Of a ‘holy' war on heterogeneity

March 01, 2011 01:18 pm | Updated 01:18 pm IST - Chennai

OEB: Book Review: Hrterogeneities (Identity Formations in Modern India). _ by Pradeip Kumar Datta.

OEB: Book Review: Hrterogeneities (Identity Formations in Modern India). _ by Pradeip Kumar Datta.

The book starts with an essay on teaching John Keats to an Indian audience and ends with thoughts on interdisciplinary research and scholarship. But the main part of Heterogeneities deals with the Ayodhya movement, that political-ideological effort to homogenise India — as an idea, a society, and a state.

The essays in this collection are themselves heterogeneous, written at different points of time over the past two decades. But what binds them together is a “commitment to heterogeneity,” as opposed to homogeneous identities based on “a binary opposition between the figures of self and the enemy.” Says the author, Pradip Kumar Datta: “For us in India, the intensities and implications of the identitarian turn were rendered obvious and inescapable with the rise of Hindutva.”

Not every reader may share Datta's views on political ethos or responses to events. For instance, his memory of the “simmering” city of Kolkata in the 1970s and his recapitulation of the anti-Emergency revolt (and the anti-climax of the aftermath). But all these do not colour his discussion of the Ayodhya movement as a defining historical development or a point of departure for the country's polity.

Ayodhya campaign

What Datta attempts is to discover the revanchist agenda behind the Ayodhya campaign. He refers, without disagreeing, to the perception of Hindutva as a “fascist formation” or a “hard form of authoritarianism.” While he does not disapprove of a “caricature” of Hindutva, he stresses “the clear distinction between modes of caricature and of substantive social analysis”. He sets out to understand “the specificities of Hindutva.” The quest takes Datta to ground zero — to Ayodhya at the height of the Ram Janmabhoomi agitation. His interactions with the participants in a strange past-redeeming project, after which India would never be the same, yield several insights. He notes, for example, how an anti-minority offensive was rooted, among other things, in Ram as an image of liberalism and universalism. This discourse made “universalism itself the particular [and primary] attribute of Hinduism, facilitating another move: Hinduism is superior to other religions.”

Talking of the Vishwa Hindu Parishad's agitprop against the largest minority community, he argues that the VHP tried to magnify the “power” actually possessed by Muslims by invoking the “image of Babur.” Before ‘Ayodhya' came on centrestage, the Rashtriya Swayamsevak Sangh, the patriarch of India's far right ‘family'', had a “shadowy presence, opting for a gradual and evolutionary road to cultural and political hegemony.”

The Ramjanmabhoomi movement saw the RSS shifting gear and moving on to a path of “rapid and aggressive growth.” The author points to what he considers a crucial difference between Vinayak Damodar Savarkar and Madhav Sadashiv Golwalkar, leading ideologues of the Hindutva movement.

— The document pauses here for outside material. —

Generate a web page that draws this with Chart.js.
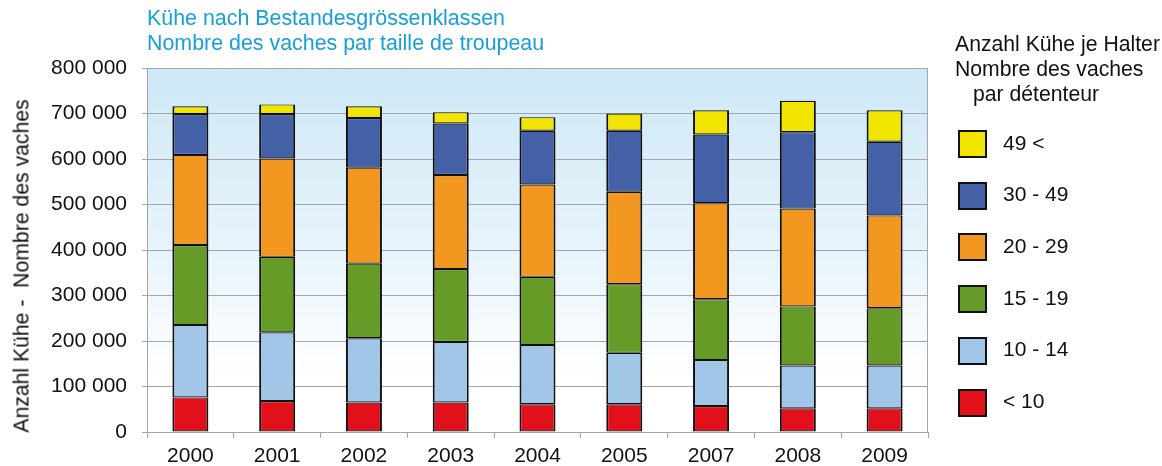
<!DOCTYPE html>
<html>
<head>
<meta charset="utf-8">
<script src="https://cdn.jsdelivr.net/npm/chart.js@4.4.1/dist/chart.umd.min.js"></script>
<style>
    body { margin: 0; background: #fff; }
    #wrap { position: relative; width: 1162px; height: 466px; font-family: "Liberation Sans", Arial, sans-serif; }
    #chart { position: absolute; left: 0; top: 0; }
    .title { position: absolute; left: 147px; color: #17a0d8; font-size: 21.4px; line-height: 25px; white-space: nowrap; }
    .ytitle { position: absolute; left: 21px; top: 266px; font-size: 21.2px; line-height: 25px; white-space: nowrap;
              transform: translate(-50%, -50%) rotate(-90deg); color: #111; }
    .legend-title { position: absolute; left: 955px; top: 31px; font-size: 21.2px; line-height: 25px; color: #111; white-space: nowrap; }
    .legend-item { position: absolute; left: 958px; height: 28px; }
    .legend-box { position: absolute; left: 0; top: 0; width: 29px; height: 28px; border: 2px solid #111; box-sizing: border-box; }
    .legend-label { position: absolute; left: 45px; top: -0.5px; font-size: 21px; line-height: 25px; color: #111; white-space: nowrap; }
</style>
</head>
<body>
<div id="wrap">
    <canvas id="chart" width="1162" height="466"></canvas>
    <div class="title" style="top:6px">Kühe nach Bestandesgrössenklassen</div>
    <div class="title" style="top:31px">Nombre des vaches par taille de troupeau</div>
    <div class="ytitle">Anzahl Kühe -&nbsp; Nombre des vaches</div>
    <div class="legend-title">Anzahl Kühe je Halter<br>Nombre des vaches<br><span style="padding-left:18px">par détenteur</span></div>
    <div id="legend"></div>
</div>
<script>
    // --- Data ---
    const years = ['2000', '2001', '2002', '2003', '2004', '2005', '2007', '2008', '2009'];
    const under10 = [76000, 68000, 65000, 65000, 61000, 61000, 57000, 52000, 52000];
    const from10to14 = [159000, 151000, 141000, 133000, 130000, 113000, 101000, 94000, 94000];
    const from15to19 = [176000, 166000, 164000, 160000, 150000, 151000, 134000, 130000, 126000];
    const from20to29 = [198000, 216000, 211000, 207000, 203000, 203000, 211000, 215000, 204000];
    const from30to49 = [90000, 98000, 109000, 113000, 118000, 134000, 151000, 168000, 162000];
    const over49 = [17000, 21000, 26000, 25000, 30000, 38000, 53000, 69000, 69000];
    const classLabels = ['< 10', '10 - 14', '15 - 19', '20 - 29', '30 - 49', '49 <'];
    const yTicks = [0, 100000, 200000, 300000, 400000, 500000, 600000, 700000, 800000];

    const colors = ['#e2101b', '#a1c6e7', '#679b27', '#f2971f', '#4461a8', '#f2e500'];
    const series = [under10, from10to14, from15to19, from20to29, from30to49, over49];

    function fmt(v) {
        return String(v).replace(/\B(?=(\d{3})+(?!\d))/g, ' ');
    }

    // background gradient + frame of the plot area
    const plotBackground = {
        id: 'plotBackground',
        beforeDraw(chart) {
            const {ctx, chartArea: a} = chart;
            const g = ctx.createLinearGradient(0, a.top, 0, a.bottom);
            g.addColorStop(0, '#cde8f6');
            g.addColorStop(0.55, '#eaf5fc');
            g.addColorStop(0.85, '#ffffff');
            g.addColorStop(1, '#ffffff');
            ctx.save();
            ctx.fillStyle = g;
            ctx.fillRect(a.left, a.top, a.right - a.left, a.bottom - a.top);
            ctx.strokeStyle = '#a6a6a6';
            ctx.lineWidth = 1;
            ctx.strokeRect(Math.round(a.left) + 0.5, Math.round(a.top) + 0.5,
                Math.round(a.right - a.left) - 1, Math.round(a.bottom - a.top));
            ctx.restore();
        }
    };

    const datasets = series.map((data, i) => ({
        label: classLabels[i],
        data: data,
        backgroundColor: colors[i],
        borderColor: '#111',
        borderWidth: { left: 2, right: 2, top: 1.2, bottom: 1.2 },
        borderSkipped: false,
        inflateAmount: 0,
        barPercentage: 0.415,
        categoryPercentage: 1
    }));

    const chart = new Chart(document.getElementById('chart'), {
        type: 'bar',
        data: { labels: years, datasets: datasets },
        plugins: [plotBackground],
        options: {
            responsive: false,
            animation: false,
            layout: { padding: { top: 68, right: 234, bottom: 0, left: 0 } },
            plugins: { legend: { display: false }, tooltip: { enabled: false } },
            scales: {
                x: {
                    stacked: true,
                    offset: true,
                    grid: { offset: true, drawOnChartArea: false, drawTicks: true, tickLength: 6, color: '#a6a6a6' },
                    border: { color: '#a6a6a6' },
                    ticks: { color: '#111', font: { family: 'Liberation Sans', size: 21 }, padding: 6, maxRotation: 0 },
                    afterFit(scale) { scale.height = 34; }
                },
                y: {
                    stacked: true,
                    min: 0,
                    max: 800000,
                    afterBuildTicks(scale) { scale.ticks = yTicks.map(v => ({ value: v })); },
                    grid: { color: '#a6a6a6', tickLength: 5 },
                    border: { color: '#a6a6a6' },
                    ticks: {
                        color: '#111',
                        font: { family: 'Liberation Sans', size: 21 },
                        padding: 15,
                        callback: v => fmt(v)
                    },
                    afterFit(scale) { scale.width = 147; }
                }
            }
        }
    });

    // legend built from the chart's datasets, top item = last dataset
    const legend = document.getElementById('legend');
    chart.data.datasets.slice().reverse().forEach((ds, i) => {
        const item = document.createElement('div');
        item.className = 'legend-item';
        item.style.top = (130 + i * 51.7) + 'px';
        item.innerHTML = '<div class="legend-box" style="background:' + ds.backgroundColor + '"></div>' +
            '<div class="legend-label">' + ds.label + '</div>';
        legend.appendChild(item);
    });
</script>
</body>
</html>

Savarkar's “regard for evidence creates a hurdle in the way of making history a pure resource for the present.” Free from this constraint, Golwalkar replaces Savarkar's Hindutva with “an uninterrupted relationship between the representations of the past and the ideological concerns of the present.”

Encounters

‘Ayodhya' carried the process considerably forward and erased “the distinction between the living and the non-living”. Result? “Pre-Ramjanmabhoomi riots — especially pre-Gujarat 2002 riots — had been characterised by certain redemptive stories, especially concerning the way in which neighbours and friends rescued the victims. However, the Gujarat riots are known for the many encounters in which neighbours and intimate friends actively participated in killing Muslims.”

In his literary essays, too, the author talks of other heterogeneities — like the ones illustrated by his own dhoti-clad professor from Uttar Pradesh whose teaching of Keats combined well with the tirade against Delhi's commercialism. The book also makes a brief reference to the heterogeneity-denying observation of Salman Rushdie that “the English novel in India is undoubtedly superior to its vernacular counterparts.”

More related to the central theme, however, are portions on Bengali literature, especially the works of Rabindranath Tagore, in particular his pioneering novel Ghare Baire (Home and the world), one of the earliest critiques of Hindu nationalism. A chapter on Revisiting Rabindranath: Thinking the Global suggests that the poet's idea of globalisation put “people over profits.”

Datta quotes Mexico's Subcomandante Marcos, leader of the Chiapas movement, on the globalisation of the anti-globaliser. The mountain guerilla describes himself thus: “Marcos is a gay in San Francisco, a Black in South Africa, an Asian in Europe... a Palestinian in Israel, a Jew in Germany... a single woman on a metro at 10 p.m., a peasant without land, an unemployed worker...” Or, one may add, an ordinary and sub-consciously tolerant or secular Indian lost helplessly in the unholy land of Ayodhya politics.